Supreme Court has history of ‘errors’ E-mail
Opinion
Friday, 25 April 2014 09:55

By L&T Managing Editor Larry Phillips

I think some may be confused about the relationship between the U.S. Supreme Court and the Constitution.  I am no expert – and have never, ever claimed to be – but if one has an IQ somewhat above a good earthquake and studies the relationship and reads enough facts – not something on Media Matters or other crap in the “blogosphere” – one can learn some interesting “facts.”

SCOTUS (Supreme Court Of The United States) does not have the final word on the Constitution. In fact, SCOTUS is sworn to protect the Constitution – and all its words and their meanings. It serves as a persistant reminder to Congress that the laws Congress passes will be measured against the provisions of the Constitution and nullified if found in conflict. It has the power to keep any laws that violate the Constitution from being executed.

Now does SCOTUS get involved in politics?

Naturally it does, just like numerous courts in the land does. Jurists like to think they are above politics and, I believe, most are. Most do take the rule of law seriously and their state’s and country’s Constitution. However, there are blemishes on the high court’s record in history because of political winds at that time in history.

The very makeup of the court is decided by politics. Jurists are appointed by conservatives, liberal progressives or even moderates, and those appointed more often than not, support the ideology of their appointee – the president.

One important fact is SCOTUS is not perfect. It has had some of its rulings nullified by Congress, too – by way of amendments or rewritten laws.

Congress has passed thousands of statutes from our founding, but SCOTUS has only ruled laws or portion of laws unconstitutional 150 times through the year 2000. (Source: Legislation declared unconstitutional. (2003). In D. R. Tarr, & A. O'Connor (Eds.), Congress A to Z. Washington: CQ Press. Retrieved August 22, 2005, from CQ Electronic Library, CQ Encyclopedia of American Government.)

History shows SCOTUS only nixed two statutes by the end of the Civil War.

Afterward, Congress started more and more federal regulation and SCOTUS increased its number of “invalidations” of laws.

The conflicts peaked from 1918 to 1936. The Court threw out twenty-nine laws during that period, including several statutes of President Franklin D. Roosevelt’s New Deal program.

Here was a major example the country learned about SCOTUS and politics. As we all know, FDR was elected to four terms and stayed in office 12 years until his death in 1945. And what did he do to the makeup of SCOTUS. He swung the tide of conservatism upside down, and he filled the court with progressives – justices who supported broad federal powers in economic affairs while taking a more expansive view of civil liberties.

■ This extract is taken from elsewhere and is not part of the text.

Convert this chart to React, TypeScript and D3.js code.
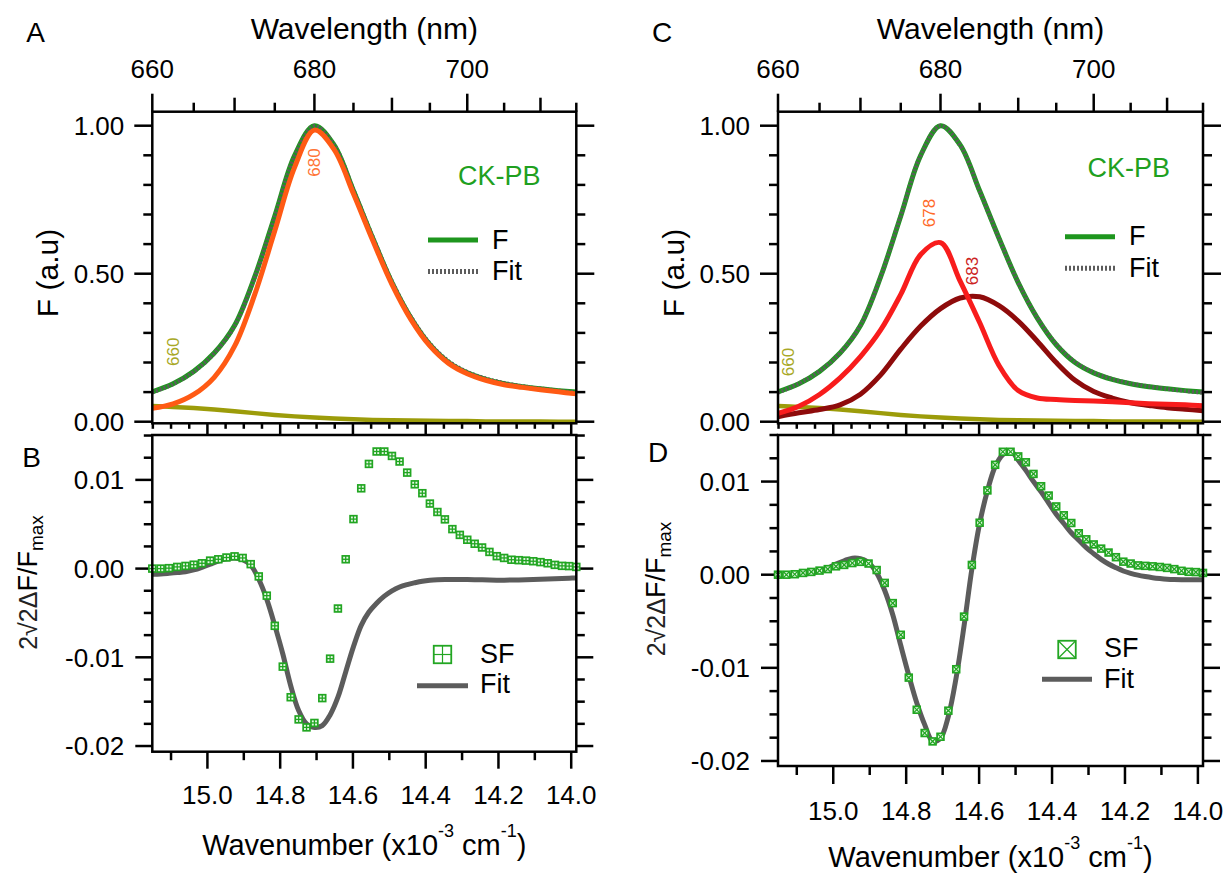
import React from 'react';
import * as d3 from 'd3';

// emission spectrum grid (nm) and band decomposition, CK-PB
const WL = [660, 662.5, 665, 667.5, 670, 672.5, 675, 677.5, 680, 682.5, 685, 687.5, 690, 692.5, 695, 697.5, 700, 702.5, 705, 707.5, 710, 712.5, 715];
const F_CKPB = [0.101, 0.128, 0.17, 0.232, 0.325, 0.49, 0.695, 0.9, 1.0, 0.935, 0.78, 0.62, 0.47, 0.35, 0.26, 0.2, 0.165, 0.143, 0.128, 0.118, 0.111, 0.105, 0.1];
const FIT_A = [0.099, 0.127, 0.169, 0.231, 0.324, 0.488, 0.693, 0.898, 0.999, 0.936, 0.783, 0.624, 0.474, 0.354, 0.264, 0.204, 0.168, 0.146, 0.131, 0.12, 0.112, 0.105, 0.099];
const BAND_660 = [0.053, 0.05, 0.046, 0.041, 0.035, 0.029, 0.023, 0.018, 0.014, 0.011, 0.008, 0.006, 0.005, 0.004, 0.003, 0.002, 0.002, 0.001, 0.001, 0.001, 0.001, 0.0, 0.0];
const BAND_680 = [0.045, 0.06, 0.092, 0.15, 0.255, 0.43, 0.645, 0.86, 0.985, 0.92, 0.77, 0.612, 0.464, 0.345, 0.256, 0.197, 0.162, 0.14, 0.125, 0.116, 0.108, 0.101, 0.094];
const FIT_C = [0.098, 0.129, 0.171, 0.232, 0.326, 0.49, 0.696, 0.9, 1.0, 0.934, 0.779, 0.619, 0.47, 0.351, 0.262, 0.202, 0.166, 0.144, 0.129, 0.119, 0.111, 0.104, 0.098];
const BAND_678 = [0.028, 0.052, 0.092, 0.148, 0.22, 0.31, 0.43, 0.565, 0.605, 0.475, 0.335, 0.19, 0.105, 0.08, 0.075, 0.072, 0.07, 0.067, 0.064, 0.061, 0.059, 0.057, 0.054];
const BAND_683 = [0.017, 0.03, 0.041, 0.057, 0.093, 0.158, 0.245, 0.323, 0.382, 0.418, 0.422, 0.392, 0.34, 0.272, 0.2, 0.14, 0.102, 0.08, 0.064, 0.055, 0.047, 0.042, 0.037];

// Stark signal, 1 nm steps, values in units of 1e-3
const WL_SF = [660, 661, 662, 663, 664, 665, 666, 667, 668, 669, 670, 671, 672, 673, 674, 675, 676, 677, 678, 679, 680, 681, 682, 683, 684, 685, 686, 687, 688, 689, 690, 691, 692, 693, 694, 695, 696, 697, 698, 699, 700, 701, 702, 703, 704, 705, 706, 707, 708, 709, 710, 711, 712, 713, 714, 715];
const SF = [0, 0, 0.05, 0.19, 0.3, 0.44, 0.6, 0.9, 1.05, 1.25, 1.38, 1.2, 0.5, -0.88, -3.05, -6.45, -11.05, -14.5, -17.0, -17.9, -17.4, -14.6, -10.15, -4.5, 1.05, 5.58, 9.05, 11.8, 13.2, 13.2, 12.7, 12.07, 10.82, 9.5, 8.5, 7.33, 6.38, 5.55, 4.45, 3.8, 3.25, 2.8, 2.38, 1.88, 1.4, 1.2, 1.0, 0.95, 0.9, 0.83, 0.73, 0.6, 0.42, 0.31, 0.28, 0.19];
const SF_FIT_B = [-0.64, -0.6, -0.53, -0.45, -0.35, -0.15, 0.15, 0.5, 0.85, 1.1, 1.2, 1.0, 0.4, -1.2, -3.46, -6.4, -9.6, -13.2, -16.0, -17.5, -17.9, -17.7, -16.5, -14.5, -11.65, -8.8, -6.4, -4.9, -3.9, -3.1, -2.5, -2.07, -1.8, -1.6, -1.43, -1.32, -1.26, -1.23, -1.22, -1.22, -1.23, -1.25, -1.27, -1.29, -1.3, -1.3, -1.29, -1.28, -1.26, -1.24, -1.21, -1.18, -1.15, -1.12, -1.08, -1.05];
const SF_FIT_D = [-0.1, -0.08, -0.05, 0.05, 0.15, 0.4, 0.7, 1.15, 1.5, 1.78, 1.72, 1.3, 0.2, -1.7, -4.3, -7.6, -10.8, -13.75, -16.1, -17.86, -17.55, -15.2, -11.0, -5.5, 0.6, 5.5, 9.0, 11.6, 12.9, 13.3, 12.3, 11.2, 10.0, 8.9, 7.7, 6.5, 5.5, 4.5, 3.7, 2.9, 2.25, 1.65, 1.15, 0.75, 0.4, 0.15, -0.05, -0.2, -0.32, -0.41, -0.48, -0.52, -0.54, -0.54, -0.54, -0.54];

const WL_LABELS = [660, 680, 700];
const WN_LABELS = [15.0, 14.8, 14.6, 14.4, 14.2, 14.0];
const F_LABELS = [0, 0.5, 1.0];
const SF_LABELS = [-0.02, -0.01, 0, 0.01];

const FONT = '"Liberation Sans", Arial, Helvetica, sans-serif';
const GREEN = '#1e961e';
const FIT_GRAY = '#5c5c5c';
const SF_GREEN = '#22a622';

const LEFT = { x0: 152.3, x1: 576.3 };
const RIGHT = { x0: 778, x1: 1203 };

const wn = (l: number) => 1e4 / l;
const xScale = (p: { x0: number; x1: number }) =>
  d3.scaleLinear().domain([wn(660), wn(715)]).range([p.x0, p.x1]);

const yTop = d3.scaleLinear().domain([-0.0054, 1.0473]).range([423.3, 111.7]);
const yB = d3.scaleLinear().domain([-0.02064, 0.01506]).range([751.7, 435]);
const yD = d3.scaleLinear().domain([-0.02054, 0.015]).range([766, 435]);

const isMult = (v: number, step: number) => Math.abs(v / step - Math.round(v / step)) < 1e-6;

const bandPath = (x: any, y: any, vals: number[]) =>
  d3.line<number>()
    .x((_, i) => x(wn(WL[i])))
    .y(v => y(v))
    .curve(d3.curveCatmullRom.alpha(0.5))(vals) || '';

const sfPath = (x: any, y: any, vals: number[]) =>
  d3.line<number>()
    .x((_, i) => x(wn(WL_SF[i])))
    .y(v => y(v / 1000))
    .curve(d3.curveCatmullRom.alpha(0.5))(vals) || '';

const txt = (size: number, extra: any = {}) => ({ fontFamily: FONT, fontSize: size, ...extra });

function SpectrumPanel({ p, letter, bands, fit, notes, legendX, legendY, tagPos }: any) {
  const x = xScale(p);
  const y = yTop;
  const top = 111.7, bottom = 423.3;
  const cx = (p.x0 + p.x1) / 2;
  const wlTicks = d3.range(660, 716, 5);
  const yTicks = d3.range(0, 1.0001, 0.1);
  const xTicks = d3.range(14.0, 15.151, 0.05);
  return (
    <g>
      <text x={p.x0 - 126} y={41.7} {...txt(28)}>{letter}</text>
      <text x={cx} y={38.5} textAnchor="middle" {...txt(30)}>Wavelength (nm)</text>
      {WL_LABELS.map(l => (
        <text key={l} x={x(wn(l))} y={78} textAnchor="middle" {...txt(26)}>{l}</text>
      ))}
      <g stroke="#000" strokeWidth={2.5}>
        {wlTicks.map(l => {
          const len = l % 20 === 0 ? 18 : l % 10 === 0 ? 14 : 9;
          return <line key={l} x1={x(wn(l))} x2={x(wn(l))} y1={top} y2={top - len} />;
        })}
        {yTicks.map((v, i) => {
          const len = isMult(v, 0.5) ? 18 : 9;
          return (
            <g key={i}>
              <line x1={p.x0} x2={p.x0 - len} y1={y(v)} y2={y(v)} />
              <line x1={p.x1} x2={p.x1 + len} y1={y(v)} y2={y(v)} />
            </g>
          );
        })}
        {xTicks.map((v, i) => {
          const len = isMult(v, 0.2) ? 11 : 5.5;
          return <line key={i} x1={x(v)} x2={x(v)} y1={bottom} y2={bottom + len} />;
        })}
      </g>
      {F_LABELS.map(v => (
        <text key={v} x={p.x0 - 28} y={y(v)} dy="0.36em" textAnchor="end" {...txt(26)}>{v.toFixed(2)}</text>
      ))}
      <text transform={`translate(${p.x0 - 94},273) rotate(-90)`} textAnchor="middle" {...txt(30)}>F (a.u)</text>

      <path d={bandPath(x, y, F_CKPB)} fill="none" stroke={GREEN} strokeWidth={5} />
      <path d={bandPath(x, y, fit)} fill="none" stroke={FIT_GRAY} strokeWidth={4} strokeDasharray="2 2" />
      {bands.map((b: any, i: number) => (
        <path key={i} d={bandPath(x, y, b.vals)} fill="none" stroke={b.color} strokeWidth={b.w} />
      ))}
      {notes.map((n: any, i: number) => (
        <text key={i} transform={`translate(${x(wn(n.wl))},${n.y}) rotate(-90)`} textAnchor="middle" dominantBaseline="central" {...txt(17, { fill: n.color })}>{n.label}</text>
      ))}

      <text x={tagPos[0]} y={tagPos[1]} {...txt(27, { fill: '#1fa01f' })}>CK-PB</text>
      <line x1={legendX} x2={legendX + 50} y1={legendY} y2={legendY} stroke={GREEN} strokeWidth={5} />
      <text x={legendX + 64} y={legendY + 8.5} {...txt(27)}>F</text>
      <line x1={legendX} x2={legendX + 50} y1={legendY + 31.5} y2={legendY + 31.5} stroke={FIT_GRAY} strokeWidth={5} strokeDasharray="2 2" />
      <text x={legendX + 64} y={legendY + 40} {...txt(27)}>Fit</text>

      <rect x={p.x0} y={top} width={p.x1 - p.x0} height={bottom - top} fill="none" stroke="#000" strokeWidth={2.5} />
    </g>
  );
}

function Marker({ cx, cy, s, cross }: any) {
  const h = s / 2;
  const big = s > 10;
  return (
    <g stroke={SF_GREEN}>
      <rect x={cx - h} y={cy - h} width={s} height={s} fill={big ? '#fff' : '#e6f6e6'} strokeWidth={big ? 1.8 : 1.7} />
      {cross ? (
        <g strokeWidth={big ? 1.2 : 1.3}>
          <line x1={cx - h} y1={cy - h} x2={cx + h} y2={cy + h} />
          <line x1={cx - h} y1={cy + h} x2={cx + h} y2={cy - h} />
        </g>
      ) : (
        <g strokeWidth={big ? 1.2 : 1.3}>
          <line x1={cx} y1={cy - h} x2={cx} y2={cy + h} />
          <line x1={cx - h} y1={cy} x2={cx + h} y2={cy} />
        </g>
      )}
    </g>
  );
}

function StarkPanel({ p, y, letter, letterY, fit, cross, labelsY, titleY, ylabelX, ylabelY, legend }: any) {
  const x = xScale(p);
  const top = 435;
  const bottom = y.range()[0];
  const cx = (p.x0 + p.x1) / 2;
  const yTicks = d3.range(-0.02, 0.01501, 0.0025);
  const xTicks = d3.range(14.0, 15.101, 0.1);
  const majLen = bottom > 760 ? 18 : 17;
  return (
    <g>
      <text x={p.x0 - 130} y={letterY} {...txt(28)}>{letter}</text>
      <g stroke="#000" strokeWidth={2.5}>
        {yTicks.map((v, i) => {
          const len = isMult(v, 0.01) ? 17 : 8.5;
          return (
            <g key={i}>
              <line x1={p.x0} x2={p.x0 - len} y1={y(v)} y2={y(v)} />
              <line x1={p.x1} x2={p.x1 + len} y1={y(v)} y2={y(v)} />
            </g>
          );
        })}
        {xTicks.map((v, i) => {
          const len = isMult(v, 0.2) ? majLen : majLen / 2;
          return <line key={i} x1={x(v)} x2={x(v)} y1={bottom} y2={bottom + len} />;
        })}
      </g>
      {SF_LABELS.map(v => (
        <text key={v} x={p.x0 - 28} y={y(v)} dy="0.36em" textAnchor="end" {...txt(26)}>{v.toFixed(2)}</text>
      ))}
      {WN_LABELS.map(v => (
        <text key={v} x={x(v)} y={labelsY} textAnchor="middle" {...txt(26)}>{v.toFixed(1)}</text>
      ))}
      <text x={cx} y={titleY} textAnchor="middle" {...txt(29)}>
        Wavenumber (x10<tspan fontSize={18} dy={-18}>-3</tspan><tspan dy={18}> cm</tspan><tspan fontSize={18} dy={-18}>-1</tspan><tspan dy={18}>)</tspan>
      </text>
      <text transform={`translate(${ylabelX},${ylabelY}) rotate(-90)`} textAnchor="middle" {...txt(27)}>
        <tspan fontSize={25} fill="#222">2√2Δ</tspan>F/F<tspan fontSize={19} dy={6}>max</tspan>
      </text>

      <path d={sfPath(x, y, fit)} fill="none" stroke={FIT_GRAY} strokeWidth={5} />
      {SF.map((v, i) => (
        <Marker key={i} cx={x(wn(WL_SF[i]))} cy={y(v / 1000)} s={6.8} cross={cross} />
      ))}

      <Marker cx={legend.box[0]} cy={legend.box[1]} s={17.5} cross={cross} />
      <text x={legend.text} y={legend.sfY} {...txt(27)}>SF</text>
      <line x1={legend.line[0]} x2={legend.line[1]} y1={legend.lineY} y2={legend.lineY} stroke={FIT_GRAY} strokeWidth={5} />
      <text x={legend.text} y={legend.fitY} {...txt(27)}>Fit</text>

      <rect x={p.x0} y={top} width={p.x1 - p.x0} height={bottom - top} fill="none" stroke="#000" strokeWidth={2.5} />
    </g>
  );
}

export default function App() {
  return (
    <svg width={1227} height={875} style={{ position: 'absolute', left: 0, top: 0, background: '#fff' }}>
      <SpectrumPanel
        p={LEFT}
        letter="A"
        fit={FIT_A}
        bands={[
          { vals: BAND_660, color: '#9c9c0a', w: 4.5 },
          { vals: BAND_680, color: '#ff5a14', w: 5 },
        ]}
        notes={[
          { wl: 680, y: 162.5, label: '680', color: '#ff7436' },
          { wl: 662.5, y: 351.7, label: '660', color: '#a8a826' },
        ]}
        legendX={428}
        legendY={240}
        tagPos={[458, 185]}
      />
      <SpectrumPanel
        p={RIGHT}
        letter="C"
        fit={FIT_C}
        bands={[
          { vals: BAND_660, color: '#9c9c0a', w: 4.5 },
          { vals: BAND_683, color: '#8e0b0b', w: 5 },
          { vals: BAND_678, color: '#f81c1c', w: 5 },
        ]}
        notes={[
          { wl: 678.6, y: 213, label: '678', color: '#ff6a2a' },
          { wl: 684.1, y: 271, label: '683', color: '#cc2222' },
          { wl: 661.2, y: 362, label: '660', color: '#a8a826' },
        ]}
        legendX={1065}
        legendY={236.7}
        tagPos={[1087.6, 177.3]}
      />
      <StarkPanel
        p={LEFT}
        y={yB}
        letter="B"
        letterY={466.7}
        fit={SF_FIT_B}
        cross={false}
        labelsY={803.5}
        titleY={855}
        ylabelX={37}
        ylabelY={582.5}
        legend={{ box: [442.5, 654.5], text: 480, sfY: 663, line: [417, 468], lineY: 685.7, fitY: 693 }}
      />
      <StarkPanel
        p={RIGHT}
        y={yD}
        letter="D"
        letterY={461.7}
        fit={SF_FIT_D}
        cross={true}
        labelsY={820}
        titleY={867}
        ylabelX={665.4}
        ylabelY={589}
        legend={{ box: [1067, 649.5], text: 1104, sfY: 656.7, line: [1042, 1092], lineY: 679.3, fitY: 688.3 }}
      />
    </svg>
  );
}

The people in America finally woke up and said, “Presidents will only serve two terms,” and that became law.

Let’s look back at the infamous “Dred Scott” decision, aka the Missouri Compromise.

The compromise of 1820 that admitted Missouri as a slave state) and Maine (a free state) held that U.S. territory along the 36°30’ north latitude line that slavery was “forever prohibited” above the line, except for Missouri.

The court ruled that Congress lacked the power to exclude slavery from any territory, thus the slave Scott was returned to his slave master in the South.

Ironic that it was a court which had a majority of Democrats, and the Republicans of the North were furious the court ruled – in their view – “in favor” of slavery.

We all know what happened next – the Civil War.

Many see that case as a political case that proved so wrong in every way, and it nearly caused the death of the nation.

Let’s look at the opposite, where liberals prevailed over conservatives in the court. “The Court in 1895 struck down the first general peacetime income tax enacted by Congress. The decision (Pollock v. Farmers’ Loan and Trust Co.) was bitterly attacked by Democrats in Congress and was reversed in 1913 by the Sixteenth Amendment.”

In historical context, how will the American people today see the SCOTUS ruling that Obamacare is a “tax” and is, therefore, Constitutional?

Will it end up like the Dred Scott decision?

Will it lead to civil war?

Only time will tell, but I’ll go to my grave believing it’s unconstitutional – in my opinion – for the federal government to make every person in this country have to buy a product, whether they want it or not, or be fined by the federal government.

And I know I’m not alone.

There are numerous examples of  “major decisions” the court has made, some for the good, others that had to be rectified through Constitutional Amendments or rewritten laws. But the bottom line, SCOTUS is supposed to be protecting the American people by protecting the “words” of our Constitution.

The debate will always be, “how does a political body – the judges are appointed for life by politicians – interpret those words.

It’s my opinion that progressive liberals want to rewrite the meaning of the words and conservatives believe words are words, and they have meaning.